Exactly. There are 1 billion office workers or field workers that use office applications such as email, Word, Excel, Powerpoint, Canva and maybe Glide someday. Good luck, however, finding 1 billion developers of B2C apps (that market probably doesn’t exist).
I think a lot of what is happening in Word and especially Excel are apps waiting to be built. The only difference is the form factor, but the writing, storage, and manipulation of pieces of information is already there.
There was a time when women secretaries were experts and only they picked up the phone, sent out emails and wrote reports. Now every employee does. Not because everyone has become an expert at expressing themselves well (on the contrary), simply because it’s been made accessible.
There was a time when only designers were experts in design and used Photoshop. Now with Canva employees across the organization create visuals. Here too, not because everyone has become good at design, simply because it’s been made accessible.

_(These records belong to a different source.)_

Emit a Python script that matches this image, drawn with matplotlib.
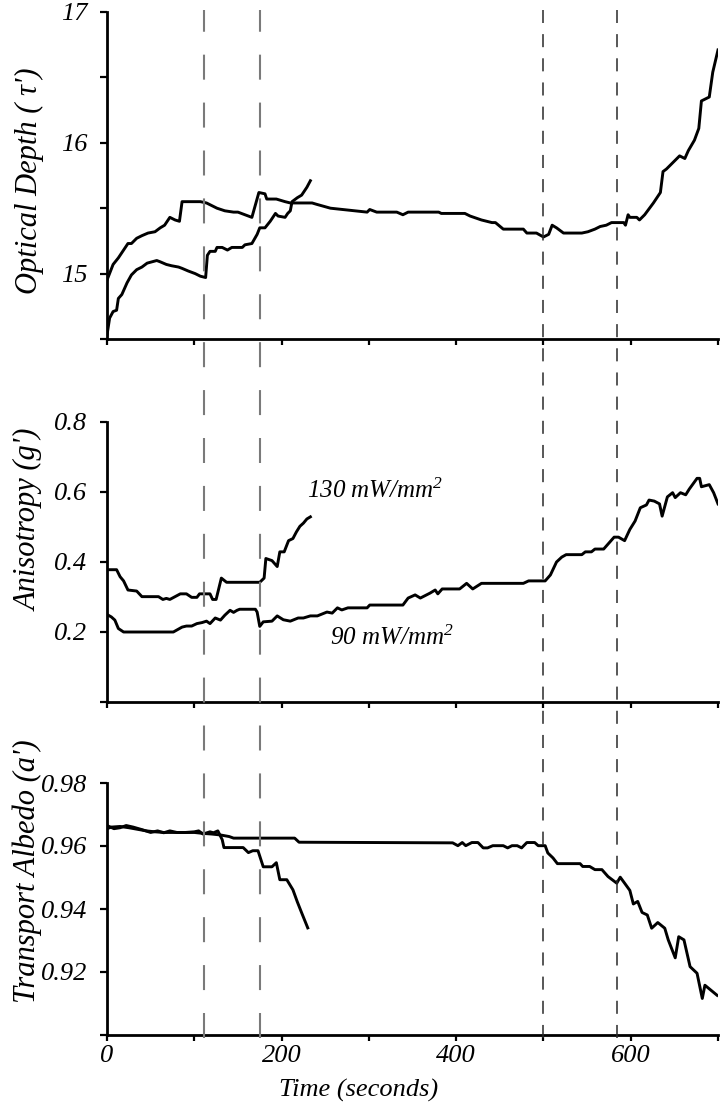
import numpy as np
import matplotlib.pyplot as plt
from matplotlib.lines import Line2D
from matplotlib.transforms import blended_transform_factory

plt.rcParams['font.family'] = ['Liberation Serif', 'DejaVu Serif']
plt.rcParams['font.style'] = 'italic'
plt.rcParams['mathtext.fontset'] = 'custom'
plt.rcParams['mathtext.rm'] = 'Liberation Serif:italic'
plt.rcParams['mathtext.it'] = 'Liberation Serif:italic'
plt.rcParams['lines.scale_dashes'] = False

# ---- data (time in seconds) ----
# optical depth, 130 mW/mm2 (short run) and 90 mW/mm2 (long run)
tau_t_130 = [0, 3, 7, 11, 13, 17, 23, 28, 34, 40, 46, 57, 61, 68, 74, 82, 86, 93, 101, 107,
             113, 115, 118, 124, 126, 132, 138, 143, 155, 158, 166, 172, 175, 181, 187, 193,
             196, 204, 207, 210, 212, 218, 223, 229, 233]
tau_v_130 = [14.53, 14.66, 14.71, 14.72, 14.81, 14.84, 14.93, 14.99, 15.03, 15.05, 15.08, 15.10,
             15.09, 15.07, 15.06, 15.05, 15.04, 15.02, 15.00, 14.98, 14.97, 15.14, 15.17, 15.17,
             15.20, 15.20, 15.18, 15.20, 15.20, 15.22, 15.23, 15.30, 15.35, 15.35, 15.40, 15.46,
             15.44, 15.43, 15.46, 15.48, 15.55, 15.58, 15.60, 15.66, 15.71]
tau_t_90 = [0, 7, 13, 19, 24, 28, 34, 40, 47, 55, 61, 66, 72, 78, 83, 86, 107, 114, 126, 135,
            145, 150, 166, 174, 181, 183, 194, 204, 210, 235, 240, 256, 298, 301, 309, 332, 339,
            345, 380, 383, 410, 416, 429, 441, 445, 454, 477, 481, 492, 500, 506, 510, 515, 523,
            544, 551, 559, 565, 572, 578, 592, 594, 597, 599, 607, 610, 616, 626, 634, 637, 641,
            656, 662, 666, 673, 678, 681, 690, 694, 700]
tau_v_90 = [14.95, 15.07, 15.12, 15.18, 15.23, 15.23, 15.27, 15.29, 15.31, 15.32, 15.35, 15.37,
            15.43, 15.41, 15.40, 15.55, 15.55, 15.54, 15.50, 15.48, 15.47, 15.47, 15.43, 15.62,
            15.61, 15.57, 15.57, 15.55, 15.54, 15.54, 15.53, 15.50, 15.47, 15.49, 15.47, 15.47,
            15.45, 15.47, 15.47, 15.46, 15.46, 15.44, 15.41, 15.39, 15.39, 15.34, 15.34, 15.31,
            15.31, 15.28, 15.30, 15.37, 15.35, 15.31, 15.31, 15.32, 15.34, 15.36, 15.37, 15.39,
            15.39, 15.37, 15.45, 15.43, 15.43, 15.41, 15.45, 15.54, 15.62, 15.78, 15.80, 15.90,
            15.88, 15.94, 16.02, 16.11, 16.32, 16.35, 16.54, 16.71]

# anisotropy
g_t_130 = [0, 11, 15, 19, 24, 34, 40, 59, 64, 68, 72, 84, 91, 97, 103, 106, 118, 121, 125, 131,
           137, 175, 180, 182, 189, 195, 198, 203, 208, 213, 217, 221, 225, 229, 233]
g_v_130 = [0.378, 0.378, 0.358, 0.346, 0.320, 0.317, 0.301, 0.301, 0.293, 0.296, 0.293, 0.309,
           0.309, 0.299, 0.299, 0.309, 0.309, 0.293, 0.293, 0.354, 0.342, 0.342, 0.354, 0.410,
           0.404, 0.387, 0.429, 0.429, 0.461, 0.467, 0.486, 0.502, 0.511, 0.523, 0.529]
g_t_90 = [0, 5, 9, 13, 19, 76, 86, 91, 97, 103, 109, 114, 118, 124, 130, 135, 141, 145, 149, 152,
          170, 172, 175, 179, 189, 195, 202, 210, 219, 225, 233, 241, 252, 258, 264, 269, 276,
          298, 301, 339, 345, 353, 359, 370, 376, 379, 384, 404, 412, 419, 429, 477, 483, 502,
          508, 515, 521, 526, 544, 548, 555, 559, 569, 581, 586, 593, 599, 605, 611, 618, 621,
          627, 633, 636, 642, 648, 651, 657, 663, 667, 676, 679, 681, 690, 695, 700]
g_v_90 = [0.250, 0.243, 0.234, 0.210, 0.200, 0.200, 0.214, 0.217, 0.217, 0.224, 0.227, 0.231,
          0.224, 0.240, 0.234, 0.248, 0.262, 0.256, 0.262, 0.265, 0.265, 0.257, 0.216, 0.229,
          0.231, 0.246, 0.235, 0.231, 0.240, 0.240, 0.246, 0.246, 0.257, 0.254, 0.269, 0.263,
          0.269, 0.269, 0.277, 0.277, 0.297, 0.306, 0.297, 0.311, 0.320, 0.309, 0.323, 0.323,
          0.339, 0.323, 0.339, 0.339, 0.346, 0.346, 0.363, 0.400, 0.414, 0.421, 0.421, 0.429,
          0.429, 0.437, 0.437, 0.471, 0.471, 0.461, 0.493, 0.517, 0.555, 0.563, 0.577, 0.574,
          0.566, 0.531, 0.586, 0.598, 0.584, 0.598, 0.592, 0.608, 0.639, 0.639, 0.615, 0.621,
          0.598, 0.566]

# transport albedo
a_t_130 = [0, 8, 15, 22, 30, 40, 50, 58, 65, 72, 80, 90, 100, 105, 110, 118, 122, 127, 132, 134,
           156, 162, 167, 173, 179, 189, 194, 198, 206, 213, 218, 223, 230]
a_v_130 = [0.9665, 0.9655, 0.9658, 0.9665, 0.9660, 0.9652, 0.9643, 0.9648, 0.9642, 0.9648,
           0.9643, 0.9643, 0.9645, 0.9648, 0.9638, 0.9645, 0.9642, 0.9648, 0.9620, 0.9595,
           0.9595, 0.9579, 0.9585, 0.9585, 0.9534, 0.9534, 0.9547, 0.9493, 0.9493, 0.9461,
           0.9423, 0.9388, 0.9340]
a_t_90 = [0, 5, 15, 25, 35, 45, 55, 65, 100, 110, 120, 130, 140, 145, 215, 220, 396, 402, 407,
          411, 418, 425, 431, 436, 442, 454, 459, 464, 470, 475, 481, 490, 494, 502, 505, 511,
          516, 542, 545, 553, 559, 567, 574, 584, 588, 593, 599, 603, 608, 613, 619, 624, 631,
          639, 643, 651, 655, 661, 668, 676, 682, 685, 699]
a_v_90 = [0.9655, 0.9660, 0.9662, 0.9658, 0.9653, 0.9648, 0.9645, 0.9643, 0.9643, 0.9640,
          0.9638, 0.9635, 0.9630, 0.9625, 0.9625, 0.9612, 0.9610, 0.9601, 0.9611, 0.9601,
          0.9611, 0.9611, 0.9594, 0.9594, 0.9601, 0.9601, 0.9594, 0.9601, 0.9601, 0.9594,
          0.9611, 0.9611, 0.9601, 0.9601, 0.9578, 0.9562, 0.9544, 0.9544, 0.9535, 0.9535,
          0.9525, 0.9525, 0.9503, 0.9482, 0.9501, 0.9482, 0.9459, 0.9416, 0.9424, 0.9389,
          0.9381, 0.9339, 0.9357, 0.9339, 0.9302, 0.9245, 0.9312, 0.9302, 0.9217, 0.9196,
          0.9116, 0.9158, 0.9126]

# event markers (seconds)
marks_130 = [111, 175]
marks_90 = [500, 584]

x_ticks = [0, 100, 200, 300, 400, 500, 600, 700]
x_labels = ['0', '', '200', '', '400', '', '600', '']

# ---- figure ----
W, H = 726, 1107
fig = plt.figure(figsize=(W / 100, H / 100), dpi=100)


def box(top, bottom):
    return [107 / W, 1 - bottom / H, 611 / W, (bottom - top) / H]


ax1 = fig.add_axes(box(12, 339))
ax2 = fig.add_axes(box(422, 702))
ax3 = fig.add_axes(box(783, 1035))

lw = 2.1
ax1.plot(tau_t_130, tau_v_130, color='black', lw=lw)
ax1.plot(tau_t_90, tau_v_90, color='black', lw=lw)
ax2.plot(g_t_130, g_v_130, color='black', lw=lw)
ax2.plot(g_t_90, g_v_90, color='black', lw=lw)
ax3.plot(a_t_130, a_v_130, color='black', lw=lw)
ax3.plot(a_t_90, a_v_90, color='black', lw=lw)

ax1.set_ylim(14.5, 17)
ax1.set_yticks([14.5, 15, 15.5, 16, 16.5, 17], ['', '15', '', '16', '', '17'])
ax2.set_ylim(0, 0.8)
ax2.set_yticks([0, 0.2, 0.4, 0.6, 0.8], ['', '0.2', '0.4', '0.6', '0.8'])
ax3.set_ylim(0.90, 0.98)
ax3.set_yticks([0.90, 0.92, 0.94, 0.96, 0.98], ['', '0.92', '0.94', '0.96', '0.98'])

for ax in (ax1, ax2, ax3):
    ax.set_xlim(0, 700)
    ax.set_xticks(x_ticks, x_labels if ax is ax3 else [''] * len(x_ticks))
    for s in ('top', 'right'):
        ax.spines[s].set_visible(False)
    for s in ('left', 'bottom'):
        ax.spines[s].set_linewidth(2.0)
    ax.tick_params(axis='y', direction='out', length=5, width=1.6, labelsize=19, pad=9)
    ax.tick_params(axis='x', direction='out', length=4, width=1.6, labelsize=19, pad=3)

ax2.text(229, 0.583, r'130 mW/mm$^{2}$', fontsize=18, ha='left', va='baseline')
ax2.text(255, 0.163, r'90 mW/mm$^{2}$', fontsize=18, ha='left', va='baseline')

fig.text(29 / W, 1 - 181 / H, "Optical Depth ( \u03c4')", rotation=90, fontsize=22,
         ha='center', va='center')
fig.text(29 / W, 1 - 520 / H, "Anisotropy (g')", rotation=90, fontsize=22,
         ha='center', va='center')
fig.text(27 / W, 1 - 871 / H, "Transport Albedo (a')", rotation=90, fontsize=22,
         ha='center', va='center')
fig.text(359 / W, 1 - 1090 / H, 'Time (seconds)', fontsize=19, ha='center', va='center')

# dashed markers running through all three panels
trans = blended_transform_factory(ax3.transData, fig.transFigure)
y_top, y_bot = 1 - 10 / H, 1 - 1038 / H
for t in marks_130:
    fig.add_artist(Line2D([t, t], [y_bot, y_top], transform=trans, color='#7a7a7a',
                          lw=1.5, dashes=(18, 16.5)))
for t in marks_90:
    fig.add_artist(Line2D([t, t], [y_bot, y_top], transform=trans, color='#2a2a2a',
                          lw=1.1, dashes=(9.4, 8)))

fig.savefig('out.png', dpi=100)
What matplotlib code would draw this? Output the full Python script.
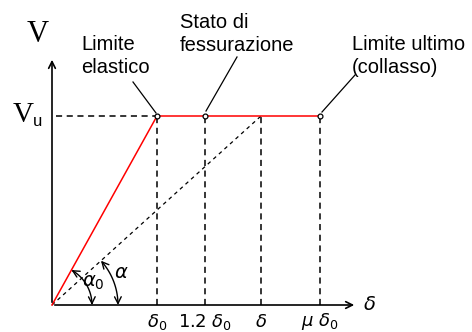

There was a time when only numbers people used Excel. Now, Excel might be used almost as much as email, calendar and Word (my assumption might be a little of a stretch).
There was a time when only developers/IT were tech experts. We know this already isn’t the case anymore, many teams today including sales and marketing whip up landing pages and automation that only developers could have done previously.
I think Glide is aiming to give employees greater access to building apps, not to turn these employees into developers. If building an app is easy and useful enough, and employees have access to the tools, they’ll probably do it.
Empowering “a billion new developers” is neither B2C or B2B. So what if there are a billion office workers, the pitch is making claims about developers, not users.
If Glide’s goal is “a solution for businesses to empower their employees to solve business problems”, and the number one billion is involved - Glide is saying that it wants businesses to employer employees to each make their own app?? Makes no sense. @nathanaelb can you clarify?
Employees use good-looking B2C apps in their life, they want that in their work life too. What if you see the Rumble example as a video database for a company or a video database for the helpdesk of that company? To me, that was the point. I like the look of Glide though I am still more of Apps than Pages in that respect, but that might / will change!